The Stranger In The Coffee Shop
My mother would often pour out her heart to total strangers.
My family owned a fruit and vegetable stand, and Ma would regularly regale the customers with the major existential dilemmas of her life, which usually included me. Years later, when I would come to town, I’d meet somebody for the first time and they would look at me oddly and remark, “Aren’t you the guy who dropped out of Yale to join a commune?”
Yeah, I’m the guy.
One day I was eating at Pluto’s, the fast food joint across from our house. A man with a worn face sat down next to me. He stared at me for a few seconds, then asked, “aren’t you Ted Slipchinsky”? I swallowed the last bite of my fake lobster salad sandwich and warily replied, “yes, that’s me”. With barely concealed rage, the man launched into a verbal tirade. I was shocked at the inappropriateness of his words, doled out to a total stranger on a stool in a fast food restaurant.
But to this man I was no stranger. “It makes me sick,” he sputtered, his eyes penetrating through my defenses into the fortress of my soul. He shook his head, like a judge passing sentence. “It makes me sick when I think that someone would throw away an opportunity that so many people would die for. One of the finest institutions in the world, only one year left, and you spit in its face”. The man paused and drew his breath. “Threw it in the garbage, for what?” He paused again and looked at me in utter disdain. “To go live with a bunch of hippies”.

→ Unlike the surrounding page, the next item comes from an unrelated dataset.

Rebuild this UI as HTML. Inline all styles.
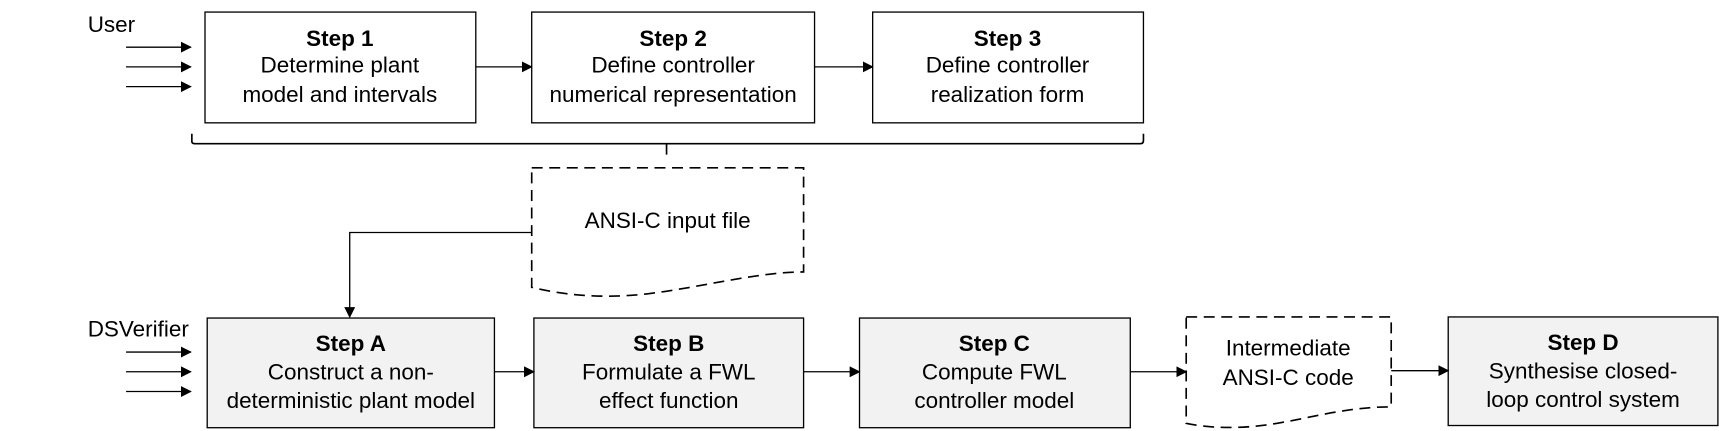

Sometimes you get startled so badly your well worn defenses are useless. At these times, if you listen deeply, you may hear the voice of your heart. I looked into the man’s eyes, but instead of anger, all I could perceive was the sadness of a million lost dreams. From somewhere beyond my mind the words appeared. “Did something like this happen to you?” I asked, surprised by the gentleness of my own voice.
The man looked at me in disbelief. Then his face softened and his eyes grew moist.
“Yes, something happened to me”, he sighed, and put down his coffee cup. “The Depression happened to me…and to a million others just like me.” He took a deep breath and began to tell me his story. He told me how he had wanted to be a doctor since he was ten, had worked after school and saved his money; how his farmer parents had struggled to help him, how he had gotten accepted into one of the best medical schools in the country, and finally…how he had been forced to drop out of school to save the family farm.”
It was a familiar story, told a thousand times in a thousand sad voices.
The man got up and shook my hand.
“I wish you well” he said kindly.
“I hope things work out better for you than they did for me.”